• [PROBLEM TO WORK ON]:
Starting at the top of the entries below, write out each line up to and including the one containing "plt.rcParams['lines.scale_dashes'] = False". Leave the pictures out.

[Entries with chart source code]

■ ■ ■ ■

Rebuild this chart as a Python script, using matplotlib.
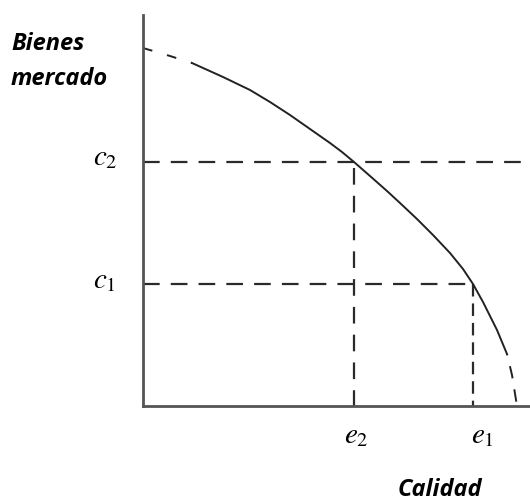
import matplotlib
matplotlib.use("Agg")
import matplotlib.pyplot as plt

plt.rcParams['mathtext.fontset'] = 'stix'
plt.rcParams['lines.scale_dashes'] = False

# Data (arbitrary units; origin at axes corner)
c_levels = [122, 244]          # c1, c2
e_levels = [330, 211]          # e1, e2
curve_x = [0, 27, 49, 80, 107, 127, 147, 167, 187, 199, 211, 227, 244, 257,
           274, 290, 307, 320, 330, 340, 354, 364, 369, 374]
curve_y = [358, 350, 343, 329, 316, 304, 291, 277, 263, 254, 244, 230, 215, 203,
           187, 171, 153, 137, 122, 104, 76, 52, 31, 0]
y_label = ["Bienes", "mercado"]
x_label = "Calidad"
c_labels = [r"$c_1$", r"$c_2$"]
e_labels = [r"$e_1$", r"$e_2$"]

W, H = 530, 503
fig = plt.figure(figsize=(W / 100, H / 100), dpi=100)
ax = fig.add_axes([143 / W, 97 / H, 387 / W, 391 / H])
ax.set_xlim(0, 387)
ax.set_ylim(0, 391)
for s in ['top', 'right']:
    ax.spines[s].set_visible(False)
for s in ['left', 'bottom']:
    ax.spines[s].set_color('#555555')
    ax.spines[s].set_linewidth(2.0)
    ax.spines[s].set_zorder(5)
ax.set_xticks([])
ax.set_yticks([])

dash_col = '#2a2a2a'
dash = (12, 8)
c1, c2 = c_levels
e1, e2 = e_levels
# horizontal dashed lines
ax.plot([0, 387], [c2, c2], color=dash_col, lw=1.6, dashes=dash, clip_on=False)
ax.plot([0, e1], [c1, c1], color=dash_col, lw=1.6, dashes=dash)
# vertical dashed lines
ax.plot([e2, e2], [c2 - 6, 0], color=dash_col, lw=1.6, dashes=dash)
ax.plot([e1, e1], [c1, 0], color=dash_col, lw=1.6, dashes=(9, 5))

# curve: dashed start, solid middle, dashed end
i0, i1 = 2, 21
ax.plot(curve_x[:i0 + 1], curve_y[:i0 + 1], color='#222222', lw=1.4,
        linestyle=(0, (7, 11)))
ax.plot(curve_x[i0:i1 + 1], curve_y[i0:i1 + 1], color='#222222', lw=1.4)
ax.plot(curve_x[i1:], curve_y[i1:], color='#222222', lw=1.4,
        linestyle=(8, (9, 8)))

def ftxt(x, y, s, **kw):
    fig.text(x / W, 1 - y / H, s, va='baseline', **kw)

bold_it = dict(family='Open Sans', weight='bold', style='italic', fontsize=17, color='black')
ftxt(11, 50, y_label[0], **bold_it)
ftxt(11, 85, y_label[1], **bold_it)
ftxt(398, 496, x_label, **bold_it)

mt = dict(fontsize=21, color='black')
ftxt(93, 288, c_labels[0], **mt)
ftxt(93, 165, c_labels[1], **mt)
ftxt(471, 443, e_labels[0], **mt)
ftxt(344, 443, e_labels[1], **mt)

fig.savefig("out.png", dpi=100, facecolor='white')
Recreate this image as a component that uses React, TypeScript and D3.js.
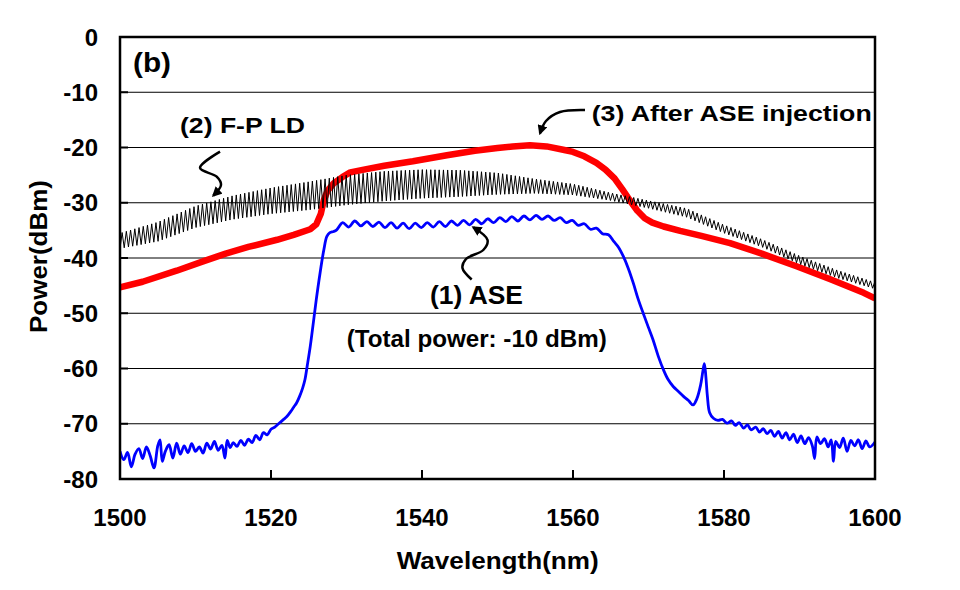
import React from "react";
import * as d3 from "d3";

const W = 960;
const H = 590;
const PLOT = { left: 120, right: 875, top: 37, bottom: 479 };
const FONT = "Arial, 'Liberation Sans', sans-serif";

const X_DOMAIN: [number, number] = [1500, 1600];
const Y_DOMAIN: [number, number] = [-80, 0];
const X_TICKS = [1500, 1520, 1540, 1560, 1580, 1600];
const Y_TICKS = [0, -10, -20, -30, -40, -50, -60, -70, -80];

// (1) ASE spectrum [wavelength nm, power dBm]
const ASE: [number, number][] = [
  [1500.0, -75.0], [1500.5, -76.5], [1501.0, -75.2], [1501.5, -77.8], [1502.0, -75.5],
  [1502.5, -74.5], [1503.0, -76.3], [1503.5, -74.2], [1504.0, -75.8], [1504.5, -78.0],
  [1505.0, -74.0], [1505.3, -72.9], [1505.6, -76.8], [1506.0, -75.0], [1506.5, -73.8],
  [1507.0, -76.2], [1507.5, -73.5], [1508.0, -75.5], [1508.5, -74.0], [1509.0, -75.2],
  [1509.5, -73.6], [1510.0, -75.0], [1510.5, -74.2], [1511.0, -75.3], [1511.5, -73.5],
  [1512.0, -74.6], [1512.5, -73.2], [1513.0, -74.8], [1513.5, -73.9], [1513.9, -76.2],
  [1514.2, -73.0], [1514.6, -74.3], [1515.0, -73.4], [1515.5, -74.1], [1516.0, -73.0],
  [1516.5, -73.9], [1517.0, -72.8], [1517.5, -73.4], [1518.0, -72.1], [1518.5, -72.9],
  [1519.0, -71.6], [1519.5, -72.0], [1520.0, -71.0], [1520.5, -70.6], [1521.0, -70.0],
  [1521.6, -69.3], [1522.1, -68.7], [1522.6, -67.8], [1523.0, -67.0], [1523.4, -66.2],
  [1523.8, -65.0], [1524.2, -63.5], [1524.5, -62.0], [1524.8, -59.5], [1525.2, -56.0],
  [1525.6, -51.8], [1526.0, -47.5], [1526.5, -42.7], [1527.0, -38.5], [1527.4, -36.1],
  [1527.8, -35.4], [1528.3, -35.2], [1528.7, -34.9], [1529.5, -33.6], [1530.3, -34.4],
  [1531.1, -33.3], [1531.9, -34.2], [1532.7, -33.4], [1533.5, -34.3], [1534.3, -33.5],
  [1535.1, -34.5], [1535.9, -33.6], [1536.7, -34.6], [1537.5, -33.7], [1538.3, -34.7],
  [1539.1, -33.7], [1539.9, -34.5], [1540.7, -33.6], [1541.5, -34.4], [1542.3, -33.4],
  [1543.1, -34.3], [1543.9, -33.3], [1544.7, -34.1], [1545.5, -33.2], [1546.3, -34.0],
  [1547.1, -33.0], [1547.9, -33.8], [1548.7, -32.9], [1549.5, -33.6], [1550.3, -32.7],
  [1551.1, -33.4], [1551.9, -32.5], [1552.7, -33.3], [1553.5, -32.4], [1554.3, -33.1],
  [1555.1, -32.3], [1555.9, -33.0], [1556.7, -32.4], [1557.5, -33.2], [1558.3, -32.7],
  [1559.1, -33.6], [1559.9, -33.2], [1560.7, -34.1], [1561.5, -33.8], [1562.3, -34.8],
  [1563.1, -34.6], [1563.9, -35.6], [1564.7, -35.8], [1565.4, -37.0], [1566.0, -38.0],
  [1566.7, -39.8], [1567.3, -41.8], [1568.0, -44.6], [1568.6, -47.3], [1569.3, -50.0],
  [1570.0, -52.6], [1570.6, -54.8], [1571.3, -57.8], [1572.0, -60.3], [1572.6, -62.0],
  [1573.3, -63.3], [1574.0, -64.2], [1574.6, -65.0], [1575.3, -65.8], [1575.9, -66.6],
  [1576.4, -65.5], [1576.9, -63.0], [1577.2, -60.5], [1577.4, -59.1], [1577.6, -61.5],
  [1577.8, -65.0], [1578.1, -68.0], [1578.6, -69.0], [1579.2, -69.4], [1579.8, -69.2],
  [1580.4, -69.9], [1581.0, -69.5], [1581.5, -70.3], [1582.0, -69.8], [1582.6, -70.8],
  [1583.1, -70.2], [1583.6, -71.1], [1584.2, -70.6], [1584.7, -71.5], [1585.2, -70.9],
  [1585.7, -71.8], [1586.2, -71.2], [1586.7, -72.3], [1587.2, -71.4], [1587.7, -72.6],
  [1588.2, -71.6], [1588.7, -72.9], [1589.2, -71.9], [1589.7, -73.4], [1590.2, -72.2],
  [1590.7, -73.6], [1591.2, -72.5], [1591.7, -74.0], [1592.0, -76.3], [1592.3, -72.4],
  [1592.8, -73.6], [1593.3, -72.7], [1593.8, -74.2], [1594.2, -72.9], [1594.5, -76.8],
  [1594.8, -73.2], [1595.3, -74.3], [1595.8, -72.6], [1596.3, -75.0], [1596.8, -73.0],
  [1597.3, -74.0], [1597.8, -72.9], [1598.3, -74.5], [1598.8, -73.1], [1599.3, -74.2],
  [1600.0, -73.3],
];

// (3) After ASE injection [wavelength nm, power dBm]
const INJECTED: [number, number][] = [
  [1500, -45.3], [1503, -44.3], [1507.5, -42.3], [1511, -40.6], [1514, -39.2],
  [1517, -38.0], [1520.8, -36.7], [1523, -35.8], [1525.2, -34.8], [1526.0, -33.9],
  [1526.6, -32.0], [1527.0, -29.5], [1527.5, -27.8], [1528.3, -26.5], [1529.5, -25.3],
  [1530.5, -24.5], [1532.3, -24.0], [1535, -23.3], [1538.8, -22.5], [1543.3, -21.4],
  [1547, -20.6], [1550, -20.1], [1552, -19.8], [1554.3, -19.6], [1556.5, -19.8],
  [1558.7, -20.4], [1560.0, -20.8], [1561.5, -21.6], [1563.1, -22.8], [1564.3, -24.0],
  [1565.5, -25.6], [1566.5, -27.5], [1567.5, -29.5], [1568.5, -31.4], [1569.5, -32.8],
  [1570.5, -33.6], [1572.0, -34.3], [1574.2, -35.1], [1577, -36.0], [1580.8, -37.3],
  [1585, -39.2], [1589.6, -41.5], [1594, -43.8], [1598.5, -46.3], [1600, -47.3],
];

// (2) F-P LD: mode-peak and inter-mode envelopes, and the longitudinal mode spacing
const FP_WAVELENGTH = [1500, 1505, 1510, 1515, 1520, 1525, 1530, 1535, 1540, 1545, 1550,
  1555, 1560, 1565, 1570, 1575, 1580, 1585, 1590, 1595, 1600];
const FP_UPPER = [-35.5, -33.5, -30.6, -28.7, -27.3, -26.2, -25.0, -24.3, -24.0, -24.1, -24.6,
  -25.7, -26.6, -28.2, -29.6, -31.0, -34.0, -36.6, -39.6, -42.2, -44.4];
const FP_LOWER = [-38.3, -37.0, -34.5, -33.0, -32.0, -31.3, -30.4, -29.7, -29.2, -28.9, -28.5,
  -28.3, -28.6, -29.6, -31.0, -32.6, -35.5, -38.0, -41.1, -43.6, -45.6];
const FP_MODE_SPACING = 0.56;

// annotation arrows in data coordinates [nm, dBm]
const ARROW_FP: [number, number][] = [
  [1513.25, -20.76], [1510.6, -23.71], [1512.81, -25.29], [1513.38, -26.79], [1512.36, -28.69],
];
const ARROW_ASE: [number, number][] = [
  [1546.58, -43.89], [1545.36, -41.81], [1545.83, -40.18], [1548.12, -38.55], [1548.68, -36.74], [1546.79, -34.44],
];
const ARROW_INJ: [number, number][] = [
  [1561.59, -13.21], [1558.28, -13.57], [1556.42, -15.2], [1555.63, -17.43],
];

export default function App() {
  const x = d3.scaleLinear().domain(X_DOMAIN).range([PLOT.left, PLOT.right]);
  const y = d3.scaleLinear().domain(Y_DOMAIN).range([PLOT.bottom, PLOT.top]);
  const line = d3.line<[number, number]>().x((d) => x(d[0])).y((d) => y(d[1]));
  const curve = d3
    .line<[number, number]>()
    .x((d) => x(d[0]))
    .y((d) => y(d[1]))
    .curve(d3.curveCatmullRom.alpha(0.5));

  const up = d3.scaleLinear().domain(FP_WAVELENGTH).range(FP_UPPER);
  const lo = d3.scaleLinear().domain(FP_WAVELENGTH).range(FP_LOWER);
  const fpPts: [number, number][] = [];
  const half = FP_MODE_SPACING / 2;
  const n = Math.floor((X_DOMAIN[1] - X_DOMAIN[0]) / half);
  for (let i = 0; i <= n; i++) {
    const w = X_DOMAIN[0] + i * half;
    fpPts.push([w, i % 2 === 0 ? lo(w) : up(w)]);
  }

  const txt = (
    label: string,
    wl: number,
    p: number,
    size: number,
    len?: number
  ) => (
    <text
      x={x(wl)}
      y={y(p)}
      fontSize={size}
      fontWeight="bold"
      fontFamily={FONT}
      fill="#000"
      textLength={len}
      lengthAdjust={len ? "spacingAndGlyphs" : undefined}
    >
      {label}
    </text>
  );

  return (
    <svg
      width={W}
      height={H}
      style={{ position: "absolute", left: 0, top: 0, background: "#fff" }}
    >
      <defs>
        <clipPath id="plotClip">
          <rect x={PLOT.left} y={PLOT.top} width={PLOT.right - PLOT.left} height={PLOT.bottom - PLOT.top} />
        </clipPath>
        <marker id="arrowHead" viewBox="0 0 10 10" refX="8" refY="5" markerWidth="4" markerHeight="4" orient="auto" markerUnits="strokeWidth">
          <path d="M0,0 L10,5 L0,10 z" fill="#000" />
        </marker>
      </defs>
      <rect width={W} height={H} fill="#fff" />

      {/* grid */}
      {Y_TICKS.filter((t) => t !== 0 && t !== -80).map((t) => (
        <line key={"g" + t} x1={PLOT.left} x2={PLOT.right} y1={y(t)} y2={y(t)} stroke="#000" strokeWidth={1} />
      ))}

      {/* series */}
      <g clipPath="url(#plotClip)">
        <path d={line(INJECTED) || ""} fill="none" stroke="#ff0000" strokeWidth={6.5} strokeLinejoin="round" />
        <path d={line(fpPts) || ""} fill="none" stroke="#000" strokeWidth={1} />
        <path d={curve(ASE) || ""} fill="none" stroke="#0000ff" strokeWidth={2.8} strokeLinejoin="round" />
      </g>

      {/* frame */}
      <rect
        x={PLOT.left}
        y={PLOT.top}
        width={PLOT.right - PLOT.left}
        height={PLOT.bottom - PLOT.top}
        fill="none"
        stroke="#000"
        strokeWidth={2.5}
      />
      {X_TICKS.map((t) => (
        <line key={"xt" + t} x1={x(t)} x2={x(t)} y1={PLOT.bottom} y2={PLOT.bottom - 9} stroke="#000" strokeWidth={2} />
      ))}
      {Y_TICKS.map((t) => (
        <line key={"yt" + t} x1={PLOT.left} x2={PLOT.left + 8} y1={y(t)} y2={y(t)} stroke="#000" strokeWidth={2} />
      ))}

      {/* tick labels */}
      {X_TICKS.map((t) => (
        <text key={"xl" + t} x={x(t)} y={PLOT.bottom + 47} textAnchor="middle" fontSize={24} fontWeight="bold" fontFamily={FONT}>
          {t}
        </text>
      ))}
      {Y_TICKS.map((t) => (
        <text key={"yl" + t} x={98} y={y(t) + 8.5} textAnchor="end" fontSize={24} fontWeight="bold" fontFamily={FONT}>
          {t}
        </text>
      ))}

      {/* axis titles */}
      <text x={396.7} y={569} fontSize={24.5} fontWeight="bold" fontFamily={FONT} textLength={202} lengthAdjust="spacingAndGlyphs">
        Wavelength(nm)
      </text>
      <text
        transform={`translate(46.7, 333) rotate(-90)`}
        fontSize={23.5}
        fontWeight="bold"
        fontFamily={FONT}
        textLength={153}
        lengthAdjust="spacingAndGlyphs"
      >
        Power(dBm)
      </text>

      {/* annotations */}
      {txt("(b)", 1501.72, -6.33, 27, 38)}
      {txt("(2) F-P LD", 1507.95, -17.38, 22, 125)}
      {txt("(3) After ASE injection", 1562.48, -15.2, 22.5, 280)}
      {txt("(1) ASE", 1541.06, -48.33, 25, 93)}
      {txt("(Total power: -10 dBm)", 1530.03, -56.11, 23, 260)}

      <path d={curve(ARROW_FP) || ""} fill="none" stroke="#000" strokeWidth={2.5} markerEnd="url(#arrowHead)" />
      <path d={curve(ARROW_ASE) || ""} fill="none" stroke="#000" strokeWidth={2.5} markerEnd="url(#arrowHead)" />
      <path d={curve(ARROW_INJ) || ""} fill="none" stroke="#000" strokeWidth={2.5} markerEnd="url(#arrowHead)" />
    </svg>
  );
}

■ ■ ■ ■

• [TASK ANSWER]:
Rebuild this chart as a Python script, using matplotlib.
import matplotlib
matplotlib.use("Agg")
import matplotlib.pyplot as plt

plt.rcParams['mathtext.fontset'] = 'stix'
plt.rcParams['lines.scale_dashes'] = False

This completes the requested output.